These convictions drove Blair to stiffen President Bill Clinton's resolve and, despite vehement Russian and Chinese opposition, forced the Serbian leader Slobodan Miloševic to break off his strategy of ethnic cleansing in Kosovo in 1999. They also underpinned his attitude towards Saddam Hussein, who along with Milosevic was the only foreign leader specifically singled out for mention in the Chicago speech, well before George W. Bush appeared on the scene. Indeed, far from the UK acting as "poodle" to the US President, the close Anglo-American co-operation after 2001 represented the conversion of a Republican determined to eschew the nation-building nostrums of the Democrats into a full-blown interventionist determined to recast the Middle East by deposing its (then) worst dictator and supporting the growth of democracy.
Although the post-conflict planning was woeful, in particular the failure to move to rapid elections, the removal of Saddam Hussein was the precondition for progress in Iraq. The country is a much freer place today than it ever was under the Baathists and no longer poses any threat to its neighbours or the region. Strikingly, a BBC poll published in February 2006 — nearly three years after the invasion and in the midst of the turmoil — showed that 74 per cent of Iraqis supported the removal of Saddam Hussein.

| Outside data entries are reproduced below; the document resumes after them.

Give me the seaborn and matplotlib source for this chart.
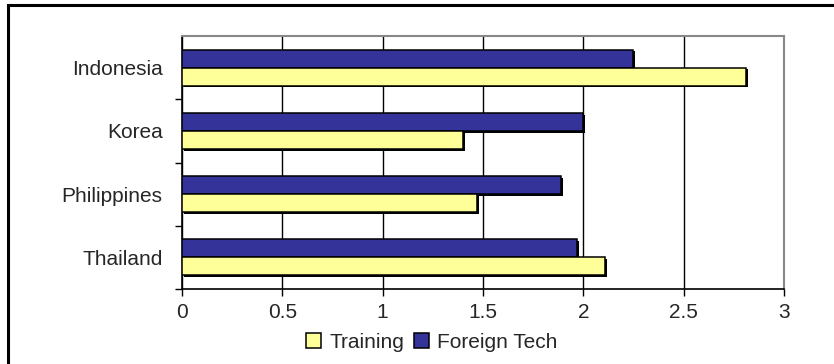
import matplotlib
matplotlib.use("Agg")
import matplotlib.pyplot as plt
import matplotlib.patheffects as pe
from matplotlib.patches import Rectangle, Patch
import seaborn as sns
import pandas as pd

countries = ["Indonesia", "Korea", "Philippines", "Thailand"]
training = [2.81, 1.40, 1.47, 2.11]
foreign_tech = [2.25, 2.00, 1.89, 1.97]
x_ticks = [0, 0.5, 1, 1.5, 2, 2.5, 3]
x_tick_labels = ["0", "0.5", "1", "1.5", "2", "2.5", "3"]

df = pd.DataFrame({
    "country": countries * 2,
    "series": ["Training"] * len(countries) + ["Foreign Tech"] * len(countries),
    "value": training + foreign_tech,
})

sns.set_theme(style="white")
plt.rcParams["font.family"] = ["Liberation Sans", "DejaVu Sans"]

colors = {"Training": "#FFFF99", "Foreign Tech": "#333399"}
fs = 15

fig = plt.figure(figsize=(8.34, 3.64), dpi=100)
ax = fig.add_axes([182 / 834, 1 - 289 / 364, (784 - 182) / 834, (289 - 36) / 364])

sns.barplot(data=df, y="country", x="value", hue="series",
            hue_order=["Foreign Tech", "Training"], order=countries,
            palette=colors, saturation=1, orient="h", width=0.57, dodge=True,
            edgecolor="black", linewidth=1.1, legend=False, ax=ax, zorder=3)

for bar in ax.patches:
    bar.set_path_effects([pe.SimplePatchShadow(offset=(1.2, -1.2), shadow_rgbFace="black", alpha=1.0),
                          pe.Normal()])

ax.set_xlim(0, 3)
ax.set_ylim(3.5, -0.5)
ax.set_xticks(x_ticks)
ax.set_xticklabels(x_tick_labels, fontsize=fs)
ax.set_yticks(range(len(countries)))
ax.set_yticklabels(countries, fontsize=fs)
ax.set_yticks([0.5, 1.5, 2.5, 3.5], minor=True)
ax.tick_params(axis="y", which="major", length=0, pad=14)
ax.tick_params(axis="y", which="minor", length=5, width=1, color="black", left=True)
ax.tick_params(axis="x", which="major", length=5, width=1, color="black", bottom=True, pad=5)
ax.set_xlabel("")
ax.set_ylabel("")

ax.grid(axis="x", color="black", linewidth=1)
ax.grid(axis="y", visible=False)
ax.set_axisbelow(True)

for side in ["top", "right"]:
    ax.spines[side].set_color("#888888")
    ax.spines[side].set_linewidth(1.5)
for side in ["left", "bottom"]:
    ax.spines[side].set_color("black")
    ax.spines[side].set_linewidth(1.2)

handles = [Patch(facecolor=colors["Training"], edgecolor="black", linewidth=1.1, label="Training"),
           Patch(facecolor=colors["Foreign Tech"], edgecolor="black", linewidth=1.1, label="Foreign Tech")]
fig.legend(handles=handles, loc="center", bbox_to_anchor=(432 / 834, 1 - 342 / 364),
           ncol=2, frameon=False, fontsize=fs, handlelength=0.7, handleheight=0.7,
           handletextpad=0.4, columnspacing=0.5, borderpad=0)

# outer chart frame
fig.add_artist(Rectangle((8 / 834, -0.5), 1.5, 1.5 - 5 / 364, transform=fig.transFigure,
                         fill=False, edgecolor="black", linewidth=2.2))

fig.savefig("out.png", dpi=100)
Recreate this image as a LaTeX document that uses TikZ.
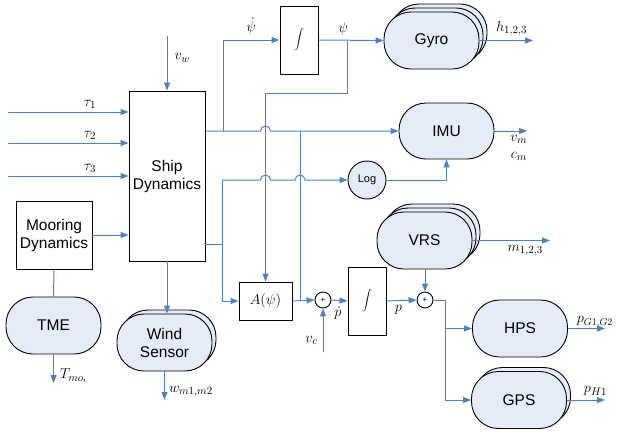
\documentclass[tikz,border=0pt]{standalone}
\usepackage{fontspec}
\setmainfont{Liberation Sans}
\usepackage{tikz}
\usetikzlibrary{calc,arrows.meta,shadows}
\usepackage{xcolor}
\definecolor{sigblue}{HTML}{4F81BD}
\definecolor{devfill}{HTML}{E5ECF7}
\tikzset{
  block/.style={draw=black, line width=0.9pt, fill=white, align=center,
    inner sep=2pt, font=\fontsize{15.5}{18}\selectfont},
  intblock/.style={block, minimum width=38pt, minimum height=68pt, font=\fontsize{12}{14}\selectfont},
  device/.style={block, fill=devfill, rounded corners=27pt, minimum width=95pt, minimum height=57pt},
  device2/.style={device, copy shadow={shadow xshift=4pt, shadow yshift=4pt,
    fill=devfill, draw=black, line width=0.9pt}},
  device3/.style={device, double copy shadow={shadow xshift=4pt, shadow yshift=4pt,
    fill=devfill, draw=black, line width=0.9pt}},
  sumnode/.style={circle, draw=black, line width=0.9pt, fill=white, minimum size=16pt,
    inner sep=0pt, font=\fontsize{8}{8}\selectfont},
  sig/.style={draw=sigblue, line width=1pt},
  arr/.style={sig, -{Triangle[length=8pt,width=6pt]}},
  lbl/.style={font=\fontsize{15}{17}\selectfont, inner sep=1pt}
}
\begin{document}
\begin{tikzpicture}[x=1pt, y=-1pt]
  \useasboundingbox (0,0) rectangle (618,432);

  % blocks
  \node[block, minimum width=76pt, minimum height=170pt] (ship) at (167,176) {Ship\\Dynamics};
  \node[block, minimum width=76pt, minimum height=68pt] (moor) at (54,235) {Mooring\\Dynamics};
  \node[device] (tme) at (53.5,325.5) {TME};
  \node[device2] (wind) at (164.5,342.5) {Wind\\Sensor};
  \node[intblock] (int1) at (299,40) {$\displaystyle\int$};
  \node[device3] (gyro) at (431.5,40.5) {Gyro};
  \node[device, minimum height=56pt] (imu) at (446.5,131) {IMU};
  \node[block, circle, fill=devfill, minimum size=38pt, inner sep=0pt,
    font=\fontsize{11}{12}\selectfont] (log) at (367,180) {Log};
  \node[block, minimum width=53pt, minimum height=38pt] (apsi) at (265.5,301) {$A(\psi)$};
  \node[sumnode] (sum1) at (323,300) {+};
  \node[intblock] (int2) at (367,301) {$\displaystyle\int$};
  \node[sumnode] (sum2) at (425,300) {+};
  \node[device3] (vrs) at (424.5,240.5) {VRS};
  \node[device] (hps) at (520,328.5) {HPS};
  \node[device2] (gps) at (519,400) {GPS};

  % free ends and junctions
  \coordinate (tau1) at (8,112);
  \coordinate (tau2) at (8,143);
  \coordinate (tau3) at (8,176);
  \coordinate (vw) at (167,36);
  \coordinate (tmo) at (53.5,383);
  \coordinate (wout) at (164.5,400);
  \coordinate (ja) at (223,131);
  \coordinate (jb) at (300,131);
  \coordinate (jc) at (347,40.5);
  \coordinate (jd) at (347,93);
  \coordinate (je) at (222,244);
  \coordinate (jf) at (445,300);
  \coordinate (hout) at (533,40.5);
  \coordinate (vmout) at (527,131);
  \coordinate (vc) at (323,352);
  \coordinate (mout) at (550,240.5);
  \coordinate (pgout) at (605,328.5);
  \coordinate (phout) at (605,400);

  % inputs
  \draw[arr] (tau1) -- (tau1 -| ship.west) node[lbl, pos=0.68, above=2pt] {$\tau_1$};
  \draw[arr] (tau2) -- (tau2 -| ship.west) node[lbl, pos=0.68, above=2pt] {$\tau_2$};
  \draw[arr] (tau3) -- (tau3 -| ship.west) node[lbl, pos=0.68, above=2pt] {$\tau_3$};
  \draw[arr] (vw) -- (ship.north) node[lbl, pos=0.4, right=6pt] {$v_w$};
  \draw[arr] (moor.east) -- (moor.east -| ship.west);
  \draw[sig] (moor.south) -- (tme.north);
  \draw[arr] (tme.south) -- (tmo) node[lbl, pos=0.75, right=5pt] {$T_{mo_i}$};
  \draw[arr] (ship.south) -- (ship.south |- wind.north);
  \draw[arr] (wind.south) -- (wout) node[lbl, pos=0.7, right=3pt] {$w_{m1,m2}$};

  % heading loop
  \draw[arr] (ship.east |- imu.west) -- ([xshift=-5pt]apsi.north |- imu.west)
    arc[start angle=180, end angle=0, radius=5pt] -- (imu.west);
  \draw[arr] (ja) |- (int1.west) node[lbl, pos=0.75, above=4pt] {$\dot\psi$};
  \draw[sig] (jb) -- (jb |- apsi.east);
  \draw[arr] (int1.east) -- (gyro.west) node[lbl, pos=0.38, above=3pt] {$\psi$};
  \draw[arr] (jc) -- (jd) -| (apsi.north);
  \draw[arr] (gyro.east) -- (hout) node[lbl, pos=0.6, above=3pt] {$h_{1,2,3}$};
  \draw[arr] (imu.east) -- (vmout) node[lbl, pos=0.75, below=3pt, align=center] {$v_m$\\$c_m$};

  % velocity path
  \draw[sig] (ship.east |- je) -- (je);
  \draw[arr] (je |- log.west) -- ([xshift=-5pt]apsi.north |- log.west)
    arc[start angle=180, end angle=0, radius=5pt]
    -- ([xshift=-5pt]jb |- log.west)
    arc[start angle=180, end angle=0, radius=5pt] -- (log.west);
  \draw[arr] (je |- log.west) |- (apsi.west);
  \draw[arr] (log.east) -| (imu.south);
  \draw[arr] (apsi.east) -- (sum1.west);
  \draw[arr] (vc) -- (sum1.south) node[lbl, pos=0.27, left=4pt] {$v_c$};
  \draw[arr] (sum1.east) -- (int2.west) node[lbl, pos=0.4, below=5pt] {$\dot p$};
  \draw[arr] (int2.east) -- (sum2.west) node[lbl, pos=0.4, below=3pt] {$p$};
  \draw[arr] (vrs.south -| sum2) -- (sum2.north);
  \draw[arr] (vrs.east) -- (mout) node[lbl, pos=0.68, below=3pt] {$m_{1,2,3}$};

  % position sensors
  \draw[sig] (sum2.east) -- (jf);
  \draw[arr] (jf) |- (gps.west);
  \draw[arr] (jf |- hps.west) -- (hps.west);
  \draw[arr] (hps.east) -- (pgout) node[lbl, pos=0.2, anchor=south west, font=\fontsize{14}{16}\selectfont] {$p_{G1,G2}$};
  \draw[arr] (gps.east) -- (phout) node[lbl, pos=0.75, above=3pt] {$p_{H1}$};
\end{tikzpicture}
\end{document}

What recent events have shown is just how much the Conservative establishment now shares Tony Blair's analysis of the world outside. The determination of David Cameron, William Hague, George Osborne and Michael Gove to punish the Syrian regime vividly contrasts with the steadfast refusal of John Major's government to intervene earlier over Bosnia in the 1990s when about 100,000 people, mainly Muslim civilians, were killed and more than a million displaced or deported. One can argue about the wisdom of intervening, but not about the fact that President Obama — who like Bush had originally set out to act with more humility on the world scene — is following where Cameron has led, not the reverse as many in parliament and the country seem to believe.
In short, whatever the vote in Westminster and the current public mood may appear to suggest, Tony Blair fundamentally changed the way in which Britain thought and acted on the world stage, and very much for the better.